---- MATERIAL PROVIDED

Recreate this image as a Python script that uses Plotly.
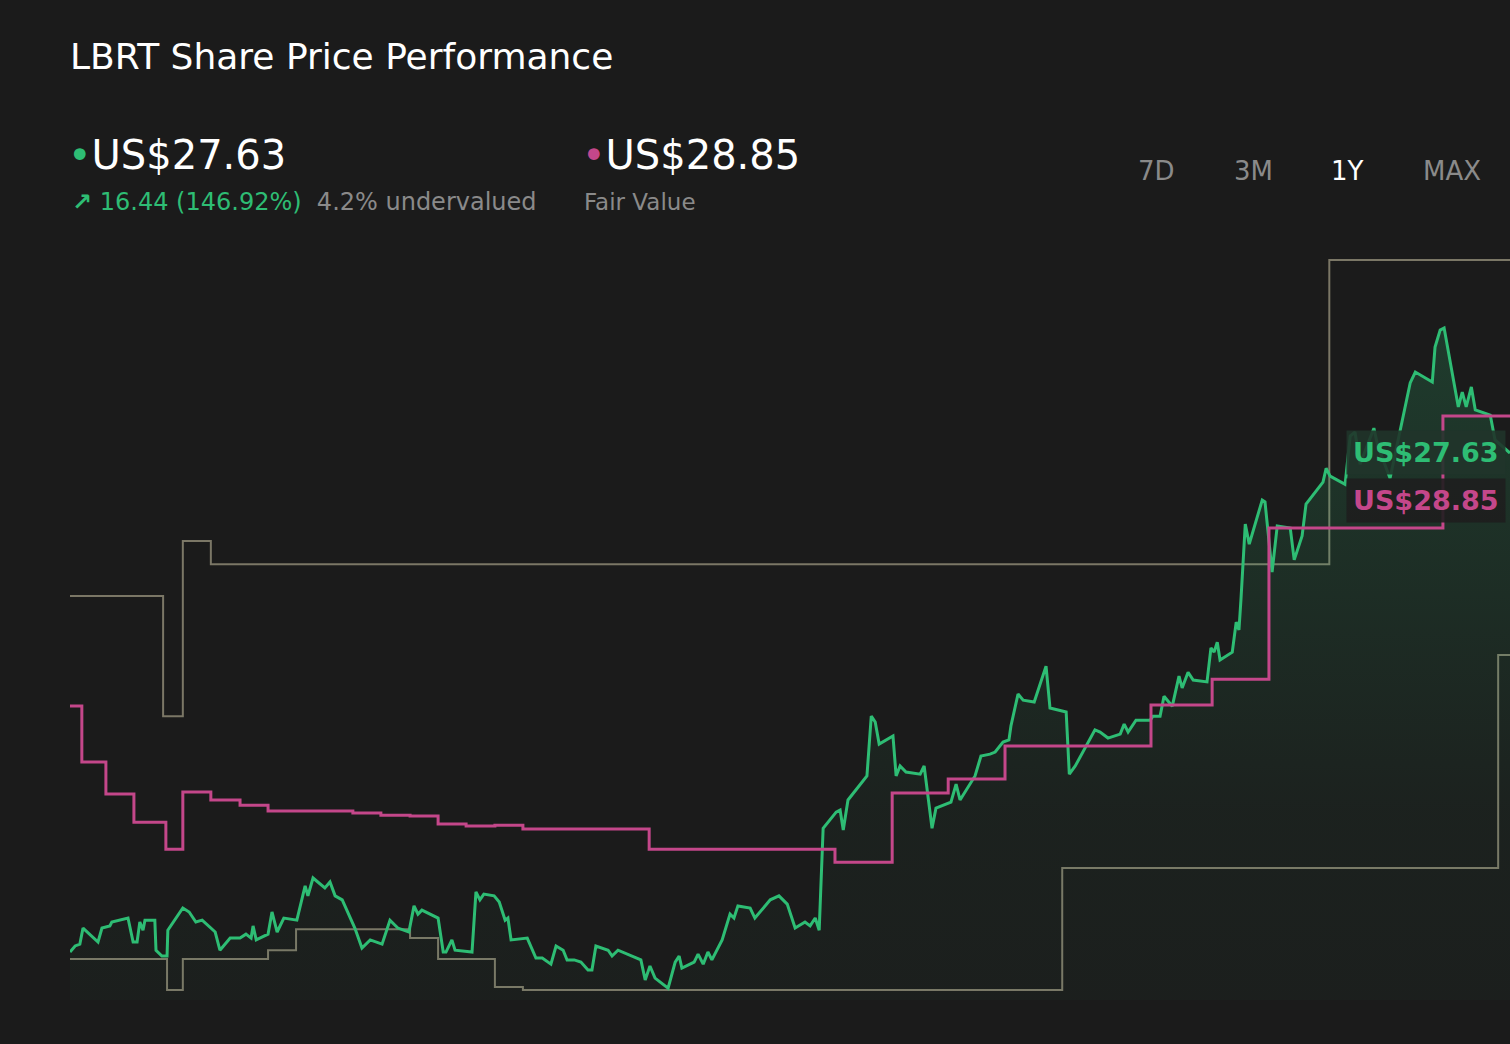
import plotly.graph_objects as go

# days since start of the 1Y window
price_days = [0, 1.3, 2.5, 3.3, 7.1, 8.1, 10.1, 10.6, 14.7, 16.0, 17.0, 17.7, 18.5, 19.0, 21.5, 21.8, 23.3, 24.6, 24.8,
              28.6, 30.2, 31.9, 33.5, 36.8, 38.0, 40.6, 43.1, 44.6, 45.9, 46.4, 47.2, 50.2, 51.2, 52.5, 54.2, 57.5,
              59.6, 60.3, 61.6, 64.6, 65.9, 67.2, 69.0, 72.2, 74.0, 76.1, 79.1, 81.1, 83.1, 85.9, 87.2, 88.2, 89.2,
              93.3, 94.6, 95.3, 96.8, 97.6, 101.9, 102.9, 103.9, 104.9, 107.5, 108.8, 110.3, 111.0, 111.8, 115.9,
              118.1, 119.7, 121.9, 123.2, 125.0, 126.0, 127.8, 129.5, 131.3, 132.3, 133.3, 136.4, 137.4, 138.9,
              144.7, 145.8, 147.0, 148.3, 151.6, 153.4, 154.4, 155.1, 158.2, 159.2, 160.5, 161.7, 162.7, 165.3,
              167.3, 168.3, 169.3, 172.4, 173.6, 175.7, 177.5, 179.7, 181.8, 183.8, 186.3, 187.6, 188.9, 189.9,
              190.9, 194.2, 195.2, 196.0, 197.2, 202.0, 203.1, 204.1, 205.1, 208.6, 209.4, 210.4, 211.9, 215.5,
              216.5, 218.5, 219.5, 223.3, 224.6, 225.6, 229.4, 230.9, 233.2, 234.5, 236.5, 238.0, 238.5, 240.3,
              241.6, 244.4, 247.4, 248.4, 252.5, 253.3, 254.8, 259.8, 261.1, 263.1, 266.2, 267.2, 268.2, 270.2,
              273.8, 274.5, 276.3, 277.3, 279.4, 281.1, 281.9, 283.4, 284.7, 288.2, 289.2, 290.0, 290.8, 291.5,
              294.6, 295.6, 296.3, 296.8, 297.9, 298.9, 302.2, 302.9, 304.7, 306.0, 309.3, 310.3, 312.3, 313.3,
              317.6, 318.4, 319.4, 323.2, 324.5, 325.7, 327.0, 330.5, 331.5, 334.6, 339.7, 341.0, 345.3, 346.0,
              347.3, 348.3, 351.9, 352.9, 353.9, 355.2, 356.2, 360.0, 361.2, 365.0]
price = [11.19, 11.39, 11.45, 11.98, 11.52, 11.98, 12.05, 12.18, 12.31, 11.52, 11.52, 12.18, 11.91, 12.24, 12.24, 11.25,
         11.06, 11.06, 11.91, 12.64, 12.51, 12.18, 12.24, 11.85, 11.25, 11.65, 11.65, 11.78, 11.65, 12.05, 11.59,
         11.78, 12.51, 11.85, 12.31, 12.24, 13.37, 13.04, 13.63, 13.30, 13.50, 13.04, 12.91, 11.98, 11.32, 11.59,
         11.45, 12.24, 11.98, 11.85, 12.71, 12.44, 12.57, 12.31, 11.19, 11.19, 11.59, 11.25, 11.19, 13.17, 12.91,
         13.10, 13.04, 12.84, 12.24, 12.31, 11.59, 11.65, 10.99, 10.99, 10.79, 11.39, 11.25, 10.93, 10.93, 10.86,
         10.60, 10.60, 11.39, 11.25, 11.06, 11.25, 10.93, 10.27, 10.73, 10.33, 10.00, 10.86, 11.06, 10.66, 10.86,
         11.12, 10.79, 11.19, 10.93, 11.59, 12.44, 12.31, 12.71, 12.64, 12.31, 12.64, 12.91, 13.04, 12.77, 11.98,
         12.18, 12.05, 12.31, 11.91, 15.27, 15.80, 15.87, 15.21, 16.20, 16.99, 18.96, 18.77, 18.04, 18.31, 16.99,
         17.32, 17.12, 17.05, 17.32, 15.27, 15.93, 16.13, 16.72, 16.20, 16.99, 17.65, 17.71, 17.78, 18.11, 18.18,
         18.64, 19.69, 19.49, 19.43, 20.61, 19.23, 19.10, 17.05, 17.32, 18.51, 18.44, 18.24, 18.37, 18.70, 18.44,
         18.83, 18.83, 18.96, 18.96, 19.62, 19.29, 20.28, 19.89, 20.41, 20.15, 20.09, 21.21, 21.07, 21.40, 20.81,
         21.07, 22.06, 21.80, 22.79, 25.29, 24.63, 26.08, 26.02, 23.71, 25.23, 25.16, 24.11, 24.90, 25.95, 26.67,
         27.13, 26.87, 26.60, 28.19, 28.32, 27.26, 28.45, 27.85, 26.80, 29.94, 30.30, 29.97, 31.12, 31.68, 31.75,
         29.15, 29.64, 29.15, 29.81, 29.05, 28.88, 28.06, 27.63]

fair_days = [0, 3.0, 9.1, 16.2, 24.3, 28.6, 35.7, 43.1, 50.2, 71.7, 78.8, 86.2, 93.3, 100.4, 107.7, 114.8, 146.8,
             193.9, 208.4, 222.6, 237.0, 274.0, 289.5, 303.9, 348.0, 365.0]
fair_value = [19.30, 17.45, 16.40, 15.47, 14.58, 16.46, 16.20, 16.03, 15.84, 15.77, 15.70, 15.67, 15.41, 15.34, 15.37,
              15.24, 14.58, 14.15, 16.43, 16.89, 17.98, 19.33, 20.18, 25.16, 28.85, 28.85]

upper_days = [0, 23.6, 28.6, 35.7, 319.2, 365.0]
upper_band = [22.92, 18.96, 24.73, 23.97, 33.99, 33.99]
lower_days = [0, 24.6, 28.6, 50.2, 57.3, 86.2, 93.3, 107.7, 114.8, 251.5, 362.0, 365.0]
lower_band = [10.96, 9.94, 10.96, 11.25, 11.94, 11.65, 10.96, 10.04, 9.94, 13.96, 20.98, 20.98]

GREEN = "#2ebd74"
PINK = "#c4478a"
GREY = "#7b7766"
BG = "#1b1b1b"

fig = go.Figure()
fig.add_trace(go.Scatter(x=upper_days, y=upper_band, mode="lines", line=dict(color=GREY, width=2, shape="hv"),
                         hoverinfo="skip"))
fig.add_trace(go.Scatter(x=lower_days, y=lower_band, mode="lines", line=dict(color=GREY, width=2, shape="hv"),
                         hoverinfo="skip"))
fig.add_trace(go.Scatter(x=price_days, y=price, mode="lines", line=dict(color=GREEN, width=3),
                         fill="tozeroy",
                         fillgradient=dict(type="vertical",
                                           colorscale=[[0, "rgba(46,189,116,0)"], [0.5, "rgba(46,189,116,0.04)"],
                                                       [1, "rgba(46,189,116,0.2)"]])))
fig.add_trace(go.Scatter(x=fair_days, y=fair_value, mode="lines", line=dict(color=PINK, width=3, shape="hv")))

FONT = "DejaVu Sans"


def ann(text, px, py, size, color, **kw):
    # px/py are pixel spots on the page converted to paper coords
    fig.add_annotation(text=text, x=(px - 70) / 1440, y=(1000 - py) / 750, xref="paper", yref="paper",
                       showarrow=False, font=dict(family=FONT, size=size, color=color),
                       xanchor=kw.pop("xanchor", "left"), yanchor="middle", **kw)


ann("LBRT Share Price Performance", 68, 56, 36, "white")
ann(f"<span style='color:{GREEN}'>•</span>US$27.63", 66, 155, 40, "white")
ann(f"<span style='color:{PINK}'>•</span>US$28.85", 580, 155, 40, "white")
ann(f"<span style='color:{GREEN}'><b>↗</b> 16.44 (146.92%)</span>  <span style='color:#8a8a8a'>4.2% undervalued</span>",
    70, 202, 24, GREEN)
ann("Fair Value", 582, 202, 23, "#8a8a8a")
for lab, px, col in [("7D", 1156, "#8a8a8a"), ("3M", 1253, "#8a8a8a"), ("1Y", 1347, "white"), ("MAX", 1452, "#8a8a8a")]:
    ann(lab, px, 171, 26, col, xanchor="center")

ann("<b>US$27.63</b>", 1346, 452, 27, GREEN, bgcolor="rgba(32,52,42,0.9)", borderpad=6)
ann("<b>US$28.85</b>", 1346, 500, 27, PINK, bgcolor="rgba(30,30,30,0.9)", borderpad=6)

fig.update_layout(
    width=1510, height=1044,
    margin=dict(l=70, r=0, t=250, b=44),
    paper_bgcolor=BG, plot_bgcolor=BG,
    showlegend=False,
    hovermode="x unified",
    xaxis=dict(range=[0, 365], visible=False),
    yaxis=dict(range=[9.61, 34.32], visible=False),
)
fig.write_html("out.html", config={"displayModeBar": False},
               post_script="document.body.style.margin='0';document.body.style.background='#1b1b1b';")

--------

--- DESCRIPTION OF THE TASK ---
Copy nothing but the lines from the first one in the listing through the line with "import plotly.graph_objects as go", and omit the pictures.

--- RIGHT ANSWER ---
Recreate this image as a Python script that uses Plotly.
import plotly.graph_objects as go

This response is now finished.